J’ai conscience que mon métier me fera forcément vivre cela au moins une fois dans ma carrière…
Ma main est posée sur la poignée, les pensées s’arrêtent soudainement et je ne vis que l’instant présent. J’entends mon souffle qui s’accélère, mon cœur qui fait vibrer ma poitrine et mon haut. J’abaisse le plus lentement possible la poignet, je sens une fois en bas que la porte est ouverte. Je l’ouvre lentement, pour ne pas le blesser s’il est derrière. Personne.
- Monsieur ?
Pas de réponse. Un pas de plus.
- Monsieur ?
Cette fois-ci un peu plus fort, mais toujours pas de réponse. Trois pas de plus vers la chambre.
- Monsieur ?
La voix tremble clairement, je ne le répéterai pas encore une fois. Un pas de plus et je vois sa chambre.

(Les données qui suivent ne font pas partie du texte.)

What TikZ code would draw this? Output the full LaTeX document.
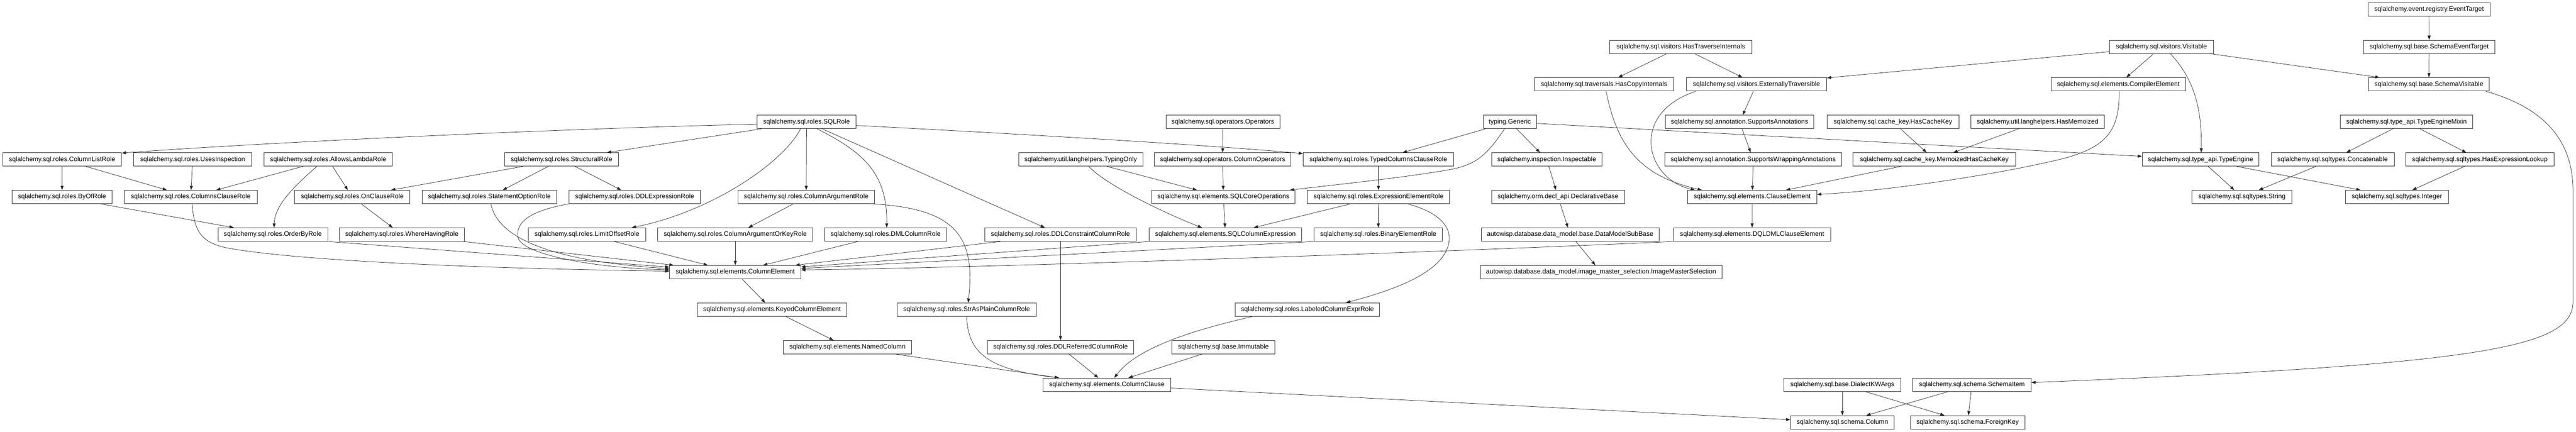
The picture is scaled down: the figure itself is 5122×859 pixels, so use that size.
\documentclass[tikz,border=0pt]{standalone}
\usepackage{fontspec}
\setmainfont{Liberation Sans}
\usetikzlibrary{arrows.meta}
\begin{document}
\begin{tikzpicture}[x=1pt,y=1pt,
  cls/.style={draw=black!80, line width=0.9pt, minimum height=26.7pt, inner xsep=1pt, inner ysep=0pt, font=\fontsize{13pt}{15pt}\selectfont},
  edge/.style={draw=black!85, line width=0.75pt, -{Triangle[length=8.5pt,width=6pt]}}]
\useasboundingbox (0,0) rectangle (5122,-859);
\fill[white] (0,0) rectangle (5122,-859);
% R0
\node[cls, minimum width=242pt] (evt) at (4829.8,-18.5) {sqlalchemy.event.registry.EventTarget};
% R1
\node[cls, minimum width=283pt] (hti) at (3342,-93.2) {sqlalchemy.sql.visitors.HasTraverseInternals};
\node[cls, minimum width=207pt] (vis) at (4297.8,-93.2) {sqlalchemy.sql.visitors.Visitable};
\node[cls, minimum width=261.4pt] (sevt) at (4830,-93.2) {sqlalchemy.sql.base.SchemaEventTarget};
% R2
\node[cls, minimum width=277pt] (hci) at (3189.3,-167.9) {sqlalchemy.sql.traversals.HasCopyInternals};
\node[cls, minimum width=279pt] (ext) at (3492.5,-167.9) {sqlalchemy.sql.visitors.ExternallyTraversible};
\node[cls, minimum width=267.7pt] (cel) at (4212,-167.9) {sqlalchemy.sql.elements.CompilerElement};
\node[cls, minimum width=240.3pt] (svi) at (4829.5,-167.9) {sqlalchemy.sql.base.SchemaVisitable};
% R3
\node[cls, minimum width=196.4pt] (sqlrole) at (1603.7,-242.6) {sqlalchemy.sql.roles.SQLRole};
\node[cls, minimum width=226.6pt] (ops) at (2431.5,-242.6) {sqlalchemy.sql.operators.Operators};
\node[cls, minimum width=105.4pt] (gen) at (3002,-242.6) {typing.Generic};
\node[cls, minimum width=296pt] (sann) at (3458.8,-242.6) {sqlalchemy.sql.annotation.SupportsAnnotations};
\node[cls, minimum width=262.2pt] (hck) at (3763.7,-242.6) {sqlalchemy.sql.cache\_key.HasCacheKey};
\node[cls, minimum width=266pt] (hmem) at (4051.4,-242.6) {sqlalchemy.util.langhelpers.HasMemoized};
\node[cls, minimum width=263pt] (tem) at (4784.8,-242.6) {sqlalchemy.sql.type\_api.TypeEngineMixin};
% R4
\node[cls, minimum width=236pt] (clr) at (123.5,-317.3) {sqlalchemy.sql.roles.ColumnListRole};
\node[cls, minimum width=234pt] (uin) at (383,-317.3) {sqlalchemy.sql.roles.UsesInspection};
\node[cls, minimum width=255pt] (alr) at (652.5,-317.3) {sqlalchemy.sql.roles.AllowsLambdaRole};
\node[cls, minimum width=226pt] (strl) at (1116.6,-317.3) {sqlalchemy.sql.roles.StructuralRole};
\node[cls, minimum width=246.8pt] (tyo) at (2148.7,-317.3) {sqlalchemy.util.langhelpers.TypingOnly};
\node[cls, minimum width=271.3pt] (cop) at (2431,-317.3) {sqlalchemy.sql.operators.ColumnOperators};
\node[cls, minimum width=299pt] (tccr) at (2740.6,-317.3) {sqlalchemy.sql.roles.TypedColumnsClauseRole};
\node[cls, minimum width=219.4pt] (insp) at (3075.5,-317.3) {sqlalchemy.inspection.Inspectable};
\node[cls, minimum width=351pt] (swa) at (3486,-317.3) {sqlalchemy.sql.annotation.SupportsWrappingAnnotations};
\node[cls, minimum width=323pt] (mhck) at (3846,-317.3) {sqlalchemy.sql.cache\_key.MemoizedHasCacheKey};
\node[cls, minimum width=232pt] (te) at (4375.5,-317.3) {sqlalchemy.sql.type\_api.TypeEngine};
\node[cls, minimum width=245pt] (conc) at (4638,-317.3) {sqlalchemy.sql.sqltypes.Concatenable};
\node[cls, minimum width=296pt] (hel) at (4930.8,-317.3) {sqlalchemy.sql.sqltypes.HasExpressionLookup};
% R5
\node[cls, minimum width=199.7pt] (byof) at (123.4,-392) {sqlalchemy.sql.roles.ByOfRole};
\node[cls, minimum width=263.8pt] (ccr) at (379.3,-392) {sqlalchemy.sql.roles.ColumnsClauseRole};
\node[cls, minimum width=229.3pt] (ocr) at (700.5,-392) {sqlalchemy.sql.roles.OnClauseRole};
\node[cls, minimum width=268pt] (sor) at (973,-392) {sqlalchemy.sql.roles.StatementOptionRole};
\node[cls, minimum width=262pt] (ddle) at (1262,-392) {sqlalchemy.sql.roles.DDLExpressionRole};
\node[cls, minimum width=270.7pt] (car) at (1603,-392) {sqlalchemy.sql.roles.ColumnArgumentRole};
\node[cls, minimum width=284.5pt] (sco) at (2432.5,-392) {sqlalchemy.sql.elements.SQLCoreOperations};
\node[cls, minimum width=283pt] (eer) at (2741,-392) {sqlalchemy.sql.roles.ExpressionElementRole};
\node[cls, minimum width=264.4pt] (decl) at (3098,-392) {sqlalchemy.orm.decl\_api.DeclarativeBase};
\node[cls, minimum width=257pt] (cle) at (3484,-392) {sqlalchemy.sql.elements.ClauseElement};
\node[cls, minimum width=198.5pt] (strg) at (4457.8,-392) {sqlalchemy.sql.sqltypes.String};
\node[cls, minimum width=204pt] (intg) at (4765.9,-392) {sqlalchemy.sql.sqltypes.Integer};
% R6
\node[cls, minimum width=218.3pt] (obr) at (542.5,-466.7) {sqlalchemy.sql.roles.OrderByRole};
\node[cls, minimum width=249pt] (whr) at (799,-466.7) {sqlalchemy.sql.roles.WhereHavingRole};
\node[cls, minimum width=233pt] (lor) at (1167,-466.7) {sqlalchemy.sql.roles.LimitOffsetRole};
\node[cls, minimum width=308.8pt] (caok) at (1462,-466.7) {sqlalchemy.sql.roles.ColumnArgumentOrKeyRole};
\node[cls, minimum width=243pt] (dml) at (1761,-466.7) {sqlalchemy.sql.roles.DMLColumnRole};
\node[cls, minimum width=301.7pt] (ddlc) at (2108.6,-466.7) {sqlalchemy.sql.roles.DDLConstraintColumnRole};
\node[cls, minimum width=303.6pt] (sce) at (2436.6,-466.7) {sqlalchemy.sql.elements.SQLColumnExpression};
\node[cls, minimum width=255pt] (ber) at (2740.5,-466.7) {sqlalchemy.sql.roles.BinaryElementRole};
\node[cls, minimum width=353.8pt] (dmsb) at (3122,-466.7) {autowisp.database.data\_model.base.DataModelSubBase};
\node[cls, minimum width=312pt] (dql) at (3483.8,-466.7) {sqlalchemy.sql.elements.DQLDMLClauseElement};
% R7
\node[cls, minimum width=261pt] (ce) at (1462,-541.4) {sqlalchemy.sql.elements.ColumnElement};
\node[cls, minimum width=480.3pt] (ims) at (3183.5,-541.4) {autowisp.database.data\_model.image\_master\_selection.ImageMasterSelection};
% R8
\node[cls, minimum width=297.8pt] (kce) at (1535,-616.1) {sqlalchemy.sql.elements.KeyedColumnElement};
\node[cls, minimum width=277pt] (sapc) at (1922,-616.1) {sqlalchemy.sql.roles.StrAsPlainColumnRole};
\node[cls, minimum width=287pt] (lcer) at (2599.6,-616.1) {sqlalchemy.sql.roles.LabeledColumnExprRole};
% R9
\node[cls, minimum width=255.5pt] (nc) at (1685,-690.8) {sqlalchemy.sql.elements.NamedColumn};
\node[cls, minimum width=291.8pt] (ddlr) at (2108.7,-690.8) {sqlalchemy.sql.roles.DDLReferredColumnRole};
\node[cls, minimum width=204.6pt] (imm) at (2432.6,-690.8) {sqlalchemy.sql.base.Immutable};
% R10
\node[cls, minimum width=254.5pt] (cc) at (2200.9,-765.5) {sqlalchemy.sql.elements.ColumnClause};
\node[cls, minimum width=232.6pt] (dkw) at (3663.3,-765.5) {sqlalchemy.sql.base.DialectKWArgs};
\node[cls, minimum width=235.3pt] (si) at (3920.8,-765.5) {sqlalchemy.sql.schema.SchemaItem};
% R11
\node[cls, minimum width=206.2pt] (col) at (3663.3,-840.2) {sqlalchemy.sql.schema.Column};
\node[cls, minimum width=227.1pt] (fk) at (3912.3,-840.2) {sqlalchemy.sql.schema.ForeignKey};

% edges
\draw[edge] ([yshift=-4.5pt]sqlrole.west) .. controls (1100,-256) and (500,-285) .. ([yshift=-1pt]clr.north east);
\draw[edge] (sqlrole) -- (strl);
\draw[edge] ([xshift=-12pt]sqlrole.south) .. controls (1560,-320) and (1420,-420) .. ([xshift=89pt]lor.north);
\draw[edge] (sqlrole) -- (car);
\draw[edge] ([xshift=21.3pt]sqlrole.south) .. controls (1710,-300) and (1765,-340) .. ([xshift=2pt]dml.north);
\draw[edge] (sqlrole) -- (ddlc);
\draw[edge] ([yshift=-7pt]sqlrole.east) .. controls (2000,-265) and (2400,-288) .. ([yshift=-2pt]tccr.north west);
\draw[edge] (clr) -- (byof);
\draw[edge] (clr) -- (ccr);
\draw[edge] (uin) -- (ccr);
\draw[edge] (alr) -- (ccr);
\draw[edge] ([xshift=-22.5pt]alr.south) .. controls (595,-362) and (546,-405) .. ([xshift=2.5pt]obr.north);
\draw[edge] (alr) -- (ocr);
\draw[edge] (strl) -- (ocr);
\draw[edge] (strl) -- (sor);
\draw[edge] (strl) -- (ddle);
\draw[edge] (byof) -- (obr);
\draw[edge] (ocr) -- (whr);
\draw[edge] ([xshift=2.7pt]ccr.south) .. controls (386,-460) and (400,-482) .. (450,-493) .. controls (600,-521) and (1000,-535) .. ([yshift=2pt]ce.west);
\draw[edge] (obr.south east) -- ([yshift=10pt]ce.west);
\draw[edge] (whr) -- (ce);
\draw[edge] ([xshift=3pt]sor.south) .. controls (990,-475) and (1100,-520) .. ([yshift=7pt]ce.west);
\draw[edge] (ddle.south west) .. controls (1060,-418) and (1024,-440) .. (1030,-472) .. controls (1036,-506) and (1180,-533) .. ([yshift=4.5pt]ce.west);
\draw[edge] (lor) -- (ce);
\draw[edge] (caok) -- (ce);
\draw[edge] (dml) -- (ce);
\draw[edge] (ddlc) -- (ce);
\draw[edge] (sce.south west) -- ([yshift=10.4pt]ce.east);
\draw[edge] (ber.south west) -- ([yshift=7.4pt]ce.east);
\draw[edge] (dql.south west) .. controls (2900,-500) and (2000,-532) .. ([yshift=4.4pt]ce.east);
\draw[edge] (car) -- (caok);
\draw[edge] ([xshift=-2.7pt]car.south east) .. controls (1900,-415) and (1940,-470) .. ([xshift=3pt]sapc.north);
\draw[edge] (ops) -- (cop);
\draw[edge] (cop) -- (sco);
\draw[edge] (tyo) -- (sco);
\draw[edge] ([xshift=16.3pt]tyo.south) .. controls (2200,-370) and (2330,-430) .. ([xshift=-46.6pt]sce.north);
\draw[edge] (sco) -- (sce);
\draw[edge] ([xshift=-10.4pt]gen.south) .. controls (2955,-310) and (2935,-328) .. (2880,-338) .. controls (2780,-355) and (2650,-368) .. ([xshift=-11pt]sco.north east);
\draw[edge] (gen) -- (tccr);
\draw[edge] (gen) -- (insp);
\draw[edge] (gen) -- (te);
\draw[edge] (tccr) -- (eer);
\draw[edge] (eer) -- (sce);
\draw[edge] (eer) -- (ber);
\draw[edge] ([xshift=58.6pt]eer.south) .. controls (2870,-425) and (2895,-460) .. (2875,-500) .. controls (2850,-550) and (2760,-580) .. ([xshift=76.4pt]lcer.north);
\draw[edge] (insp) -- (decl);
\draw[edge] (decl) -- (dmsb);
\draw[edge] (dmsb) -- (ims);
\draw[edge] (hti) -- (hci);
\draw[edge] (hti) -- (ext);
\draw[edge] (vis) -- (ext);
\draw[edge] (vis) -- (cel);
\draw[edge] ([xshift=17.8pt]vis.south) .. controls (4365,-160) and (4378,-220) .. ([xshift=1.3pt]te.north);
\draw[edge] (vis) -- (svi);
\draw[edge] ([xshift=4.2pt]hci.south) .. controls (3215,-290) and (3260,-350) .. ([xshift=-100pt]cle.north);
\draw[edge] (ext) -- (sann);
\draw[edge] ([xshift=-120.8pt]ext.south) .. controls (3240,-225) and (3270,-355) .. ([xshift=-114pt]cle.north);
\draw[edge] (sann) -- (swa);
\draw[edge] (swa) -- (cle);
\draw[edge] (hck) -- (mhck);
\draw[edge] (hmem) -- (mhck);
\draw[edge] (mhck) -- (cle);
\draw[edge] ([xshift=1.5pt]cel.south) .. controls (4215,-270) and (4180,-300) .. (4070,-323) .. controls (3950,-350) and (3750,-380) .. ([yshift=5.3pt]cle.east);
\draw[edge] (cle) -- (dql);
\draw[edge] (evt) -- (sevt);
\draw[edge] (sevt) -- (svi);
\draw[edge] ([xshift=-7.3pt]svi.south east) .. controls (5060,-215) and (5116,-280) .. (5116,-380) -- (5116,-600) .. controls (5116,-690) and (4950,-725) .. ([yshift=4.5pt]si.east);
\draw[edge] (tem) -- (conc);
\draw[edge] (tem) -- (hel);
\draw[edge] (te) -- (strg);
\draw[edge] (te) -- (intg);
\draw[edge] (conc) -- (strg);
\draw[edge] (hel) -- (intg);
\draw[edge] (ce) -- (kce);
\draw[edge] (kce) -- (nc);
\draw[edge] (nc) -- (cc);
\draw[edge] (sapc.south) .. controls (1925,-700) and (1960,-735) .. ([xshift=-95pt]cc.north);
\draw[edge] (ddlc) -- (ddlr);
\draw[edge] (ddlr) -- (cc);
\draw[edge] (imm) -- (cc);
\draw[edge] ([xshift=34pt]lcer.south west) .. controls (2380,-655) and (2262,-690) .. ([xshift=14.7pt]cc.north);
\draw[edge] (cc) -- (col);
\draw[edge] (dkw) -- (col);
\draw[edge] (dkw) -- (fk);
\draw[edge] (si) -- (col);
\draw[edge] (si) -- (fk);
\end{tikzpicture}
\end{document}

- Qu’est-ce que c’est ? Qui c’est ?
La pression retombe d’un coup ! Il est de mauvaise humeur, mais qu’est ce que je suis heureuse d’entendre sa voix !
« Fais comme chez toi, ma petite »
Je ne pensais pas voire encore des pas vers moi de la part de ce monsieur. Nous avons eu de longues discussions pendant que je m’affairais à mettre ses papiers dans les portes documents. Il m’a parlé de nombreux moments de sa vie où l’aspect chaleureux des autres l’avait repoussé. Je ne m’attendais donc pas à ce qu’il puisse l’être.
Pourtant, l’autre jour, alors que je rentrais des courses, j’ai frappé à la porte. Monsieur aime les habitudes, je ne prenais pas ses clés auparavant donc il devait toujours m’ouvrir la porte. J’ai pris les clés, je suis montée sans sonner en bas et il n’avait pas apprécié. J’ai donc pris le réflexe de sonner en toute circonstances.
Lorsque je suis entrée dans l’appartement, il m’a dit de faire comme chez moi. Je n’avais pas besoin de frapper, il était content de me voir.